Аналогичным был и ход рассуждений А.Н. Насонова, который, приведя мнение В.Н. Строева о том, что старцы градские – это калька греческого обозначения советников Соломона, с которым летописец сравнивает Владимира (Строев 1919), отметил, что «быть может, прибавление «градские» навеяно литературными воспоминаниями. Но без сомнения, «старци» киевских городов – вполне реальный и характерный институт общественного быта, вскоре исчезнувший в Поднепровье как пережиток древности», сославшись в подтверждение своего тезиса на знать и старцев (primates natuque maiores), выступавших в качестве правящего слоя в поморских городах (Насонов 1969: 25).

Итак, по справедливому мнению Г. Ловмянского и А.Н. Насонова, книжное происхождение термина никоим образом само по себе не может свидетельствовать о том, что не существовало самого обозначаемого им явления[74]. А.А. Горский, к сожалению, полностью игнорирует это обстоятельство. Но дело не только и не столько в этом. Из того факта, что рассматриваемые термины помимо летописи используются в церковных и переводных памятниках, никоим образом не следует автоматический вывод об их искусственном, книжном происхождении (ср.: Фроянов 1999: 94; Несин 2010: 67–68).

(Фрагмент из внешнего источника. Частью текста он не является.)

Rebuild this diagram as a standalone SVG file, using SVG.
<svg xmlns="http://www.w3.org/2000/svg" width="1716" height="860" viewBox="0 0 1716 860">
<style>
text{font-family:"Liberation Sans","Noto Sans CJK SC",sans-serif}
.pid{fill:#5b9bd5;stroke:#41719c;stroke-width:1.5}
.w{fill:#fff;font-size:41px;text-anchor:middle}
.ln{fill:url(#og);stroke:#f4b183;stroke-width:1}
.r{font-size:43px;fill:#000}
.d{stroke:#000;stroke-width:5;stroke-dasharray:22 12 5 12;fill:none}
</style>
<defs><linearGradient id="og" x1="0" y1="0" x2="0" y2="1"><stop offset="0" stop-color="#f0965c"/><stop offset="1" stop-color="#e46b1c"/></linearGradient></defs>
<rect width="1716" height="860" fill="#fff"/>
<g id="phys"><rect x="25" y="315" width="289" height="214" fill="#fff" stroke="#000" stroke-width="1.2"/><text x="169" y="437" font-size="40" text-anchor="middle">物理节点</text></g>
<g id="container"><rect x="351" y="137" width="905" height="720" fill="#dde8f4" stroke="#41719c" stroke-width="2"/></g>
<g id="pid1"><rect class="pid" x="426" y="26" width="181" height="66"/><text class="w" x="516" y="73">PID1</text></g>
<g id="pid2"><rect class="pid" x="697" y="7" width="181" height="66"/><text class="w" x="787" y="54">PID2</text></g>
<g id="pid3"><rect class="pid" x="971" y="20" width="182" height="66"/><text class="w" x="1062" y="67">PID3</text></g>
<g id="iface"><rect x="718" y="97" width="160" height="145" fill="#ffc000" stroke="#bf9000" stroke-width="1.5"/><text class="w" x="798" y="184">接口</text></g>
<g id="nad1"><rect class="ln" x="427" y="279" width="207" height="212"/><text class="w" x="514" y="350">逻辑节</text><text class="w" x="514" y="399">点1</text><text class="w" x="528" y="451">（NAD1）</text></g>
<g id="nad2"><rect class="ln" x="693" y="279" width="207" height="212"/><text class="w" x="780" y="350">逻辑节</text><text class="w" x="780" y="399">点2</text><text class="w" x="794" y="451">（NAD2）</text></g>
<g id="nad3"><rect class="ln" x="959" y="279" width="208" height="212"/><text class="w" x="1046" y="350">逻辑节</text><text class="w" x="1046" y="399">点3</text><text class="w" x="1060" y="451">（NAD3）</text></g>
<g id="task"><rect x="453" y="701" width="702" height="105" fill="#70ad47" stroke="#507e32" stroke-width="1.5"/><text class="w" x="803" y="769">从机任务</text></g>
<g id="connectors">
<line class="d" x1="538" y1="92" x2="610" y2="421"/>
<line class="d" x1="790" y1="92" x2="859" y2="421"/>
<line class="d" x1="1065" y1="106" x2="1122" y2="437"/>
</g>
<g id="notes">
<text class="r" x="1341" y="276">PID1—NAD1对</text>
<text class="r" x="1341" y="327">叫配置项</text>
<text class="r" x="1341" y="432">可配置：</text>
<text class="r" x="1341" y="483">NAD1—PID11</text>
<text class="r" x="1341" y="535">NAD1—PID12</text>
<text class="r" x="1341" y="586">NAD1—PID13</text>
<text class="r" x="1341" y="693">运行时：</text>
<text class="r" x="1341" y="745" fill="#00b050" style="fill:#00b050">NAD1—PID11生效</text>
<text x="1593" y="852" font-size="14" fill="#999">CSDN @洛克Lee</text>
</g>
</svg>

На наш взгляд, все было ровно наоборот: реальный древнерусский термин использовался переводчиками для наименования определенной социальной категории, которая представлялась им аналогичной какой-либо категории древнерусского общества. Такое явление вполне соответствовало ментальности древнего и средневекового человека. Ю.В. Андреев заметил, что древние греки представляли свой полис единственно возможной формой человеческого общежития, поэтому Гомер «поселяет» в полисах все известные ему народы вплоть до киммерийцев (Андреев 2003: 69–70 и сл.).

По всей видимости, аналогично мыслили и в Древней Руси, представляя свои порядки единственно возможными. Так, летописцы приписывали коллективный вечевой характер принятия решений, существовавший на Руси, обществам, заведомо не имевшим народных собраний («почаша греци мира просити», «реша козари» и т. д.). Поэтому нет ничего удивительного в том, что древнерусский социально-политический институт старцев/старейшин градских представлялся летописцам универсальным и соответствующий термин использовался для обозначения определенных политических структур других народов. Такой вывод позволяет использовать переводные памятники, в которых используются интересующие нас термины как источник для уточнения летописных сведений о функциях старцев/старейшин градских.

Рассмотрим все данные о славянской знати догосударственной эпохи, содержащиеся в летописях.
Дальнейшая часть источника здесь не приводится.